Los productores destinan un día para el proceso final. Tras recolectar el látex, lo almacenan, y ya que tienen alrededor de 50 kilogramos lo vierten en un cazo o paila para cocinarlo. Pasa del color blancuzco a un tono café; el proceso tarda cuatro horas. Generalmente se reúne la familia para hacer este trabajo, se van turnando para mover el líquido con el chamol-pala.

"Mi papá le llamaba bailarina", dice Mario, y así rompe el mutismo que lo acompañó toda la jornada. Aprovecha un silencio del parlanchín Mex, quien ha contado hechos reales y ficticios, para expresar lo duro de este trabajo, a unas horas de concluir su labor. "Todo tiene su dificultad, pero cocinarlo es más duro, por el calor al que está uno expuesto. Después de cuatro horas de estar cerca del fuego, hay que descansar y no bañarse, porque la sangre está caliente y se puede coagular", detalla Mario, al tiempo que mueve sin cesar la pala.

Las historias de Mex vuelven a aparecer: "En la selva no hay duendes. Eso dicen. Pero yo digo: existen cuando uno lo quiere creer, y si no, pues no". Entre orgulloso y triste dice que ninguno de sus hijos será chiclero: uno estudia en la Universidad de Chapingo y otro no encontraba oficio, hasta que por fin se decidió. "Con lo mal que me caen los policías, me tenía que tocar un hijo policía, hijoeputa. ¡Qué suerte tengo!"
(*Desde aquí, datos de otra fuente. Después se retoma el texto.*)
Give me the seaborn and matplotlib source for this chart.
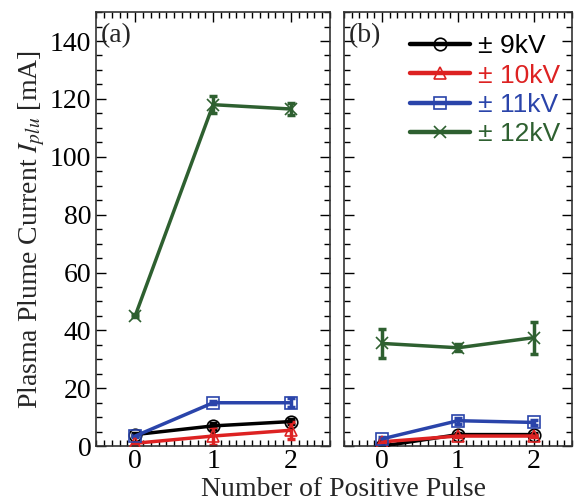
import numpy as np
import pandas as pd
import matplotlib
matplotlib.use('Agg')
import matplotlib.pyplot as plt
from matplotlib.ticker import MultipleLocator
import seaborn as sns

# data
pulses = [0, 1, 2]
voltages = ['± 9kV', '± 10kV', '± 11kV', '± 12kV']
colors = ['#000000', '#dd2222', '#2a44aa', '#2e6030']
markers = ['o', '^', 's', 'x']

a_9kv = [4.0, 7.0, 8.5]
a_10kv = [1.0, 3.5, 5.5]
a_11kv = [3.5, 15.0, 15.0]
a_12kv = [45.0, 118.0, 116.5]
a_err_9kv = [0.5, 1.0, 1.0]
a_err_10kv = [0.5, 3.0, 3.0]
a_err_11kv = [0.5, 0.5, 1.5]
a_err_12kv = [0.5, 3.0, 2.0]

b_9kv = [0.0, 4.0, 4.0]
b_10kv = [1.5, 3.5, 3.5]
b_11kv = [2.5, 8.8, 8.2]
b_12kv = [35.5, 34.0, 37.5]
b_err_9kv = [0.5, 0.5, 0.5]
b_err_10kv = [0.5, 0.5, 0.5]
b_err_11kv = [0.5, 1.0, 1.0]
b_err_12kv = [5.0, 1.2, 5.5]

panels = {
    '(a)': ([a_9kv, a_10kv, a_11kv, a_12kv], [a_err_9kv, a_err_10kv, a_err_11kv, a_err_12kv]),
    '(b)': ([b_9kv, b_10kv, b_11kv, b_12kv], [b_err_9kv, b_err_10kv, b_err_11kv, b_err_12kv]),
}

sns.set_style('ticks')
plt.rcParams['font.family'] = ['Liberation Serif', 'DejaVu Serif']
plt.rcParams['mathtext.fontset'] = 'stix'

fig = plt.figure(figsize=(5.83, 5.03), dpi=100)
ax_a = fig.add_axes([0.165, 0.113, 0.401, 0.863])
ax_b = fig.add_axes([0.590, 0.113, 0.391, 0.863])

for ax, (label, (series, errs)) in zip([ax_a, ax_b], panels.items()):
    for name, vals, err, c, m in zip(voltages, series, errs, colors, markers):
        df = pd.DataFrame({'pulse': pulses, 'current': vals})
        ax.errorbar(pulses, vals, yerr=err, fmt='none', ecolor=c, elinewidth=2.5,
                    capsize=3, capthick=2.5, zorder=2)
        sns.lineplot(data=df, x='pulse', y='current', ax=ax, color=c, marker=m,
                     markersize=9, markerfacecolor='none', markeredgecolor=c,
                     markeredgewidth=1.2, linewidth=2.5, label=name, legend=False, zorder=3)
    ax.set_xlim(-0.5, 2.5)
    ax.set_ylim(0, 150)
    ax.xaxis.set_major_locator(MultipleLocator(1))
    ax.xaxis.set_minor_locator(MultipleLocator(0.1))
    ax.yaxis.set_major_locator(MultipleLocator(20))
    ax.yaxis.set_minor_locator(MultipleLocator(5))
    ax.tick_params(which='both', direction='in', top=True, right=True, labelsize=20,
                   color='black', labelcolor='black')
    ax.tick_params(axis='x', pad=2)
    ax.tick_params(which='major', length=7, width=1)
    ax.tick_params(which='minor', length=4, width=1)
    ax.set_xlabel('')
    ax.set_ylabel('')
    for s in ax.spines.values():
        s.set_linewidth(1.2)
        s.set_color('#333333')
    ax.text(0.02, 0.975, label, transform=ax.transAxes, fontsize=20, va='top', ha='left')

ax_b.tick_params(axis='y', labelleft=False)
ax_a.set_ylabel('Plasma Plume Current $I_{plu}$ [mA]', fontsize=20, labelpad=2)

handles, labels = ax_b.get_legend_handles_labels()
leg = ax_b.legend(handles, labels, loc='upper right', bbox_to_anchor=(1.02, 0.985), frameon=False,
                  prop={'family': 'Liberation Sans', 'size': 19}, handlelength=2.3,
                  handletextpad=0.3, labelspacing=0.2, borderaxespad=0.2)
for t, c in zip(leg.get_texts(), colors):
    t.set_color(c)
for h in leg.get_lines():
    h.set_linewidth(3.2)

fig.text(0.59, 0.002, 'Number of Positive Pulse', fontsize=20, ha='center', va='bottom')

fig.savefig('out.png', dpi=100)
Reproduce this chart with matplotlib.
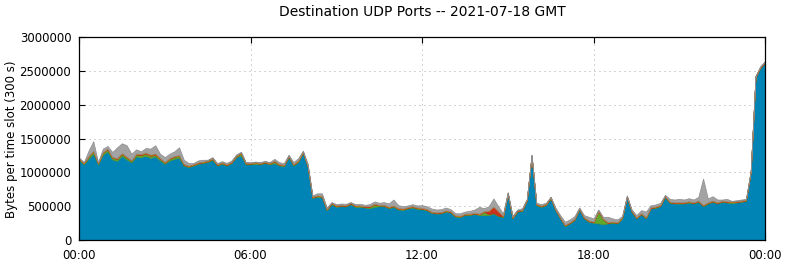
import numpy as np
import matplotlib
matplotlib.use("Agg")
import matplotlib.pyplot as plt

# ---- data (values in thousands of bytes per 300 s slot), one value per 10 minutes ----
slot_minutes = 10
blue = [1180, 1120, 1200, 1275, 1120, 1260, 1310, 1190, 1170, 1245, 1190, 1150,
        1235, 1225, 1245, 1215, 1235, 1176, 1127, 1176, 1200, 1215, 1100, 1078,
        1100, 1127, 1137, 1152, 1186, 1100, 1127, 1100, 1137, 1225, 1250, 1118,
        1118, 1127, 1118, 1137, 1118, 1137, 1103, 1090, 1225, 1103, 1152, 1290,
        1080, 620, 640, 630, 440, 530, 490, 500, 495, 530, 490, 490,
        480, 470, 490, 500, 500, 470, 490, 450, 445, 466, 480, 460,
        455, 440, 400, 390, 395, 420, 405, 345, 340, 370, 370, 385,
        370, 370, 368, 392, 353, 340, 680, 320, 420, 430, 580, 1235,
        515, 490, 515, 613, 441, 319, 206, 245, 294, 451, 319, 270,
        255, 245, 235, 245, 255, 245, 319, 628, 417, 319, 380, 320,
        466, 475, 500, 637, 549, 539, 539, 539, 554, 539, 564, 500,
        539, 564, 539, 564, 554, 549, 554, 564, 578, 1000, 2400, 2540,
        2620]
green = [15, 10, 30, 35, 10, 30, 30, 25, 30, 30, 30, 20,
         30, 30, 30, 30, 25, 25, 15, 25, 30, 30, 12, 10,
         10, 10, 10, 12, 12, 10, 10, 10, 10, 12, 30, 12,
         10, 10, 10, 10, 10, 25, 10, 10, 12, 10, 12, 10,
         10, 10, 10, 10, 10, 10, 10, 10, 10, 10, 10, 10,
         10, 20, 35, 10, 10, 10, 10, 10, 10, 10, 10, 10,
         8, 8, 8, 8, 8, 8, 8, 8, 8, 8, 8, 8,
         8, 45, 15, 8, 8, 8, 8, 8, 8, 8, 8, 8,
         8, 8, 8, 8, 8, 8, 8, 8, 8, 8, 8, 8,
         8, 180, 70, 8, 8, 8, 8, 8, 8, 8, 8, 8,
         8, 8, 8, 8, 8, 8, 8, 8, 8, 8, 8, 8,
         8, 8, 8, 8, 8, 8, 8, 8, 8, 8, 8, 8,
         8]
red = [5] * 13 + [8, 8, 8, 8] + [5] * 69 + [45, 90, 60] + [5] * 56
orange = [8] * 13 + [12, 12, 12, 12] + [8] * 128
gray = [12, 7, 77, 137, 7, 47, 37, 72, 157, 142, 167, 92,
        62, 35, 65, 85, 120, 61, 70, 61, 67, 112, 61, 36,
        14, 26, 26, 9, 14, 14, 15, 17, 16, 15, 12, 9,
        9, 10, 9, 10, 9, 25, 24, 24, 10, 26, 33, 7,
        27, 17, 27, 37, 17, 7, 17, 17, 17, 7, 17, 22,
        17, 27, 32, 27, 37, 47, 85, 42, 32, 21, 26, 27,
        39, 39, 44, 39, 39, 39, 29, 29, 34, 29, 39, 44,
        99, 42, 64, 115, 71, 29, 4, 19, 9, 19, 9, 4,
        14, 19, 14, 6, 18, 28, 43, 38, 38, 8, 28, 52,
        43, 13, 25, 77, 43, 38, 13, 11, 13, 28, 40, 79,
        28, 29, 28, 8, 38, 38, 48, 38, 43, 38, 52, 386,
        53, 62, 38, 13, 33, 8, 13, 13, 9, 9, 5, 5,
        5]
xtick_hours = [0, 6, 12, 18, 24]
xtick_labels = ["00:00", "06:00", "12:00", "18:00", "00:00"]
ytick_values = [0, 500000, 1000000, 1500000, 2000000, 2500000, 3000000]

layers = [blue, green, red, orange, gray]
face_colors = ["#0084b5", "#5fa82c", "#c8321e", "#e08214", "#a3a3a3"]
edge_colors = ["#00729f", "#55992a", "#b02c1a", "#c87414", "#8c8c8c"]

hours = np.arange(len(blue)) * slot_minutes / 60.0
values = [np.array(v, dtype=float) * 1000.0 for v in layers]

fig = plt.figure(figsize=(7.85, 2.64), dpi=100)
ax = fig.add_axes([79 / 785, 1 - 240 / 264, (765 - 79) / 785, (240 - 37) / 264])

polys = ax.stackplot(hours, *values, colors=face_colors, linewidth=0.5)
for p, ec in zip(polys, edge_colors):
    p.set_edgecolor(ec)

ax.set_xlim(0, 24)
ax.set_ylim(0, 3000000)
ax.set_xticks(xtick_hours)
ax.set_xticklabels(xtick_labels)
ax.set_yticks(ytick_values)
ax.set_yticklabels([str(v) for v in ytick_values])
ax.set_axisbelow(True)
ax.grid(True, color="#a8a8a8", linewidth=0.72, linestyle=(0, (1, 4)))
ax.tick_params(axis="both", direction="in", length=4, width=0.8, labelsize=8.5,
               colors="black")
ax.tick_params(axis="x", top=True, pad=6.5)
ax.tick_params(axis="y", right=False, pad=5.5)
for s in ax.spines.values():
    s.set_linewidth(0.9)
    s.set_color("black")
    s.set_zorder(5)

fig.text(422 / 785, 1 - 12 / 264, "Destination UDP Ports -- 2021-07-18 GMT",
         ha="center", va="center", fontsize=10)
fig.text(12 / 785, 1 - 139 / 264, "Bytes per time slot (300 s)", rotation=90,
         ha="center", va="center", fontsize=8.5)

fig.savefig("out.png", dpi=100)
Entre carcajadas, Mex ayuda a Mario a verter el látex en una manta en el patio de su huerta, donde hay mandarinas, nonis, papayas y naranjas; rellenan las "marquetas" de madera, con lo cual dan forma a los bloques de látex y, una vez secos, serán llevados a la bodega de la cooperativa, de donde se enviarán a alguna de las centrales de almacenamiento, y después serán embarcados a Japón o al mercado europeo.

De rodillas, Mario Hernández Silva, con el dedo índice delínea sus iniciales en el chicle fresco. Observa el bloque con detenimiento y expresa: "Esta es mi obra".